Avant, il y avait 8 intervenants sociaux répartis entre les deux lieus d'écoute, d'accompagnement et d'orientation de Cergy et de Sarcelles. Aujourd’hui, ils sont 3. "Comment voulez-vous faire le même travail ? s’interroge Isabelle (le prénom a été changé). Nous sommes tous épuisés. Notre charge de travail augmente et le service aux victimes se dégrade." Sa collègue ajoute : "Avant, quand une dame avait besoin d’aide, je lui fixais un rendez-vous dans les deux semaines. Maintenant, elles doivent attendre plus d’un mois ! Un mois, c’est long quand on est fragile."

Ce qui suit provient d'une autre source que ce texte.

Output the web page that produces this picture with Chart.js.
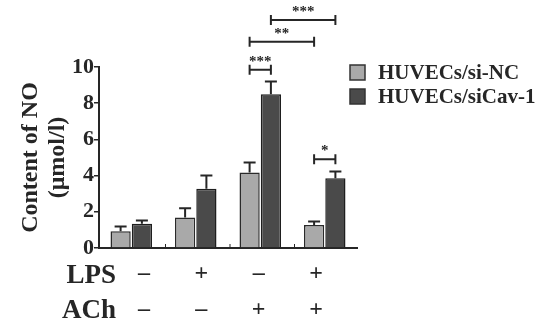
<!DOCTYPE html>
<html lang="en">
<head>
    <meta charset="UTF-8">
    <title>Content of NO</title>
    <script src="https://cdn.jsdelivr.net/npm/chart.js@4.4.1/dist/chart.umd.min.js"></script>
    <style>
        body { margin: 0; background: #fff; }
        #wrap { width: 552px; height: 323px; }
    </style>
</head>
<body>
    <div id="wrap"><canvas id="noChart" width="552" height="323"></canvas></div>
    <script>
        // groups along x (LPS / ACh treatment)
        const groups = ['g1', 'g2', 'g3', 'g4'];
        const lpsRow = ['\u2013', '+', '\u2013', '+'];
        const achRow = ['\u2013', '\u2013', '+', '+'];
        const seriesNames = ['HUVECs/si-NC', 'HUVECs/siCav-1'];
        const siNC = [0.92, 1.69, 4.17, 1.27];
        const siNCErr = [0.27, 0.51, 0.56, 0.20];
        const siCav = [1.34, 3.28, 8.50, 3.85];
        const siCavErr = [0.18, 0.72, 0.70, 0.37];
        const yTicks = [0, 2, 4, 6, 8, 10];
        // significance brackets: [dataset, index] -> [dataset, index], height in data units
        const sigFrom = [[0, 2], [0, 2], [1, 2], [0, 3]];
        const sigTo = [[1, 2], [0, 3], [1, 3], [1, 3]];
        const sigLevel = [9.85, 11.4, 12.6, 4.9];
        const sigText = ['***', '**', '***', '*'];

        const serif = '"Liberation Serif", "Times New Roman", serif';
        const ink = '#262626';

        const extras = {
            id: 'extras',
            afterDatasetsDraw(chart) {
                const ctx = chart.ctx;
                const y = chart.scales.y;
                const x = chart.scales.x;
                const errs = [siNCErr, siCavErr];
                ctx.save();
                ctx.strokeStyle = ink;
                ctx.lineWidth = 2;
                // error bars (upper only)
                chart.data.datasets.forEach((ds, di) => {
                    chart.getDatasetMeta(di).data.forEach((bar, i) => {
                        const top = y.getPixelForValue(ds.data[i] + errs[di][i]);
                        ctx.beginPath();
                        ctx.moveTo(bar.x, bar.y);
                        ctx.lineTo(bar.x, top);
                        ctx.moveTo(bar.x - 6, top);
                        ctx.lineTo(bar.x + 6, top);
                        ctx.stroke();
                    });
                });
                // small ticks between groups
                ctx.lineWidth = 1;
                for (let i = 1; i < groups.length; i++) {
                    const px = (x.getPixelForValue(i - 1) + x.getPixelForValue(i)) / 2 + 2;
                    ctx.beginPath();
                    ctx.moveTo(px, y.bottom);
                    ctx.lineTo(px, y.bottom - 4);
                    ctx.stroke();
                }
                // significance brackets
                ctx.lineWidth = 2;
                ctx.fillStyle = ink;
                ctx.textAlign = 'center';
                ctx.textBaseline = 'middle';
                ctx.font = 'bold 15px ' + serif;
                sigText.forEach((t, k) => {
                    const a = chart.getDatasetMeta(sigFrom[k][0]).data[sigFrom[k][1]].x;
                    const b = chart.getDatasetMeta(sigTo[k][0]).data[sigTo[k][1]].x;
                    const py = y.getPixelForValue(sigLevel[k]);
                    ctx.beginPath();
                    ctx.moveTo(a, py); ctx.lineTo(b, py);
                    ctx.moveTo(a, py - 5); ctx.lineTo(a, py + 5);
                    ctx.moveTo(b, py - 5); ctx.lineTo(b, py + 5);
                    ctx.stroke();
                    ctx.fillText(t, (a + b) / 2, py - 8);
                });
                // treatment rows
                const mid = (x.getPixelForValue(0) + x.getPixelForValue(groups.length - 1)) / 2;
                ctx.font = 'bold 27px ' + serif;
                ctx.textAlign = 'right';
                ctx.fillText('LPS', 116, 276);
                ctx.fillText('ACh', 116, 311);
                ctx.font = 'bold 24px ' + serif;
                ctx.textAlign = 'center';
                groups.forEach((g, i) => {
                    const cx = mid + (x.getPixelForValue(i) - mid) * 0.89 + 2;
                    ctx.fillText(lpsRow[i], cx, 274);
                    ctx.fillText(achRow[i], cx, 310);
                });
                // legend
                ctx.font = 'bold 21px ' + serif;
                ctx.textAlign = 'left';
                chart.data.datasets.forEach((ds, di) => {
                    const ly = 73 + di * 24;
                    ctx.fillStyle = ds.backgroundColor;
                    ctx.strokeStyle = '#333';
                    ctx.lineWidth = 1.5;
                    ctx.fillRect(350, ly - 8, 15, 15);
                    ctx.strokeRect(350, ly - 8, 15, 15);
                    ctx.fillStyle = ink;
                    ctx.fillText(ds.label, 378, ly + 1);
                });
                ctx.restore();
            }
        };

        new Chart(document.getElementById('noChart'), {
            type: 'bar',
            data: {
                labels: groups,
                datasets: [
                    { label: seriesNames[0], data: siNC, backgroundColor: '#a9a9a9', borderColor: '#2a2a2a', borderWidth: 1.5 },
                    { label: seriesNames[1], data: siCav, backgroundColor: '#4a4a4a', borderColor: '#1e1e1e', borderWidth: 1.5 }
                ],
            },
            options: {
                responsive: false,
                animation: false,
                layout: { padding: { top: 67, right: 195, bottom: 75, left: 0 } },
                datasets: { bar: { categoryPercentage: 0.66, barPercentage: 0.95 } },
                plugins: { legend: { display: false }, tooltip: { enabled: false } },
                scales: {
                    x: {
                        grid: { display: false, drawTicks: false },
                        border: { color: ink, width: 2 },
                        ticks: { display: false },
                        afterFit(scale) { scale.height = 0; }
                    },
                    y: {
                        min: 0,
                        max: 10,
                        afterBuildTicks(scale) { scale.ticks = yTicks.map(v => ({ value: v })); },
                        afterFit(scale) { scale.width = 99; },
                        grid: { drawOnChartArea: false, color: ink, lineWidth: 1.5, tickLength: 5 },
                        border: { color: ink, width: 2 },
                        ticks: { padding: 0, color: ink, font: { family: serif, size: 22, weight: 'bold' } },
                        title: {
                            display: true,
                            text: ['Content of NO', '(\u03bcmol/l)'],
                            color: ink,
                            padding: { top: 17, bottom: 0 },
                            font: { family: serif, size: 24, weight: 'bold', lineHeight: 1.12 }
                        }
                    }
                }
            },
            plugins: [extras]
        });
    </script>
</body>
</html>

Les assistantes sociales ou les services de police évitent désormais d'orienter les femmes vers l'association. Celle-ci incite aussi les victimes à se faire aider ailleurs, notamment au CIDFF (Centre d’information sur les droits des femmes et des familles qui dispose de nombreuses antennes). "Mais il n'y pas de suivi psychologique sur la durée, l'accompagnement est surtout juridique" explique Isabelle. "Leurs intervenants ne se déplacent pas lors des dépôts de plaintes ou des audiences au tribunal comme nous le faisions pour être au côté des dames dans ces épreuves."
Noémie (le prénom a été changé) s’insurge : "on n’arrête pas d’entendre que la lutte contre les violences conjugales est la grande cause du quinquennat, mais nous, on voit juste nos conditions de travail et d’accueil se dégrader !"
Des salariés de l’association ont envoyé fin juin un courrier à Isabelle Rome, ministre déléguée à l’Egalite entre les femmes et les hommes pour lui demander plus de soutien de l’Etat. Mais cette lettre est restée sans réponse.
Le sort de l’association née en 1984 est désormais entre les mains du Tribunal de commerce de Pontoise. Le 1er août, les juges analyseront les comptes mais aussi les arguments des administrateurs, de la direction et des salariés pour savoir, grâce à ce nouveau point d’étape, si l’association semble capable de poursuivre ses missions.
Dans le Val-d’Oise, mis à part quelques salariés épuisés, personne ne peut imaginer la liquidation de la plus grosse association d’aide aux femmes et enfants victimes de violences conjugales du département. Surtout pas les autres petites associations de bénévoles déjà débordés, qui voient affluer de nouvelles victimes et n'arrivent pas à les prendre en charge faute de soutiens financiers suffisants.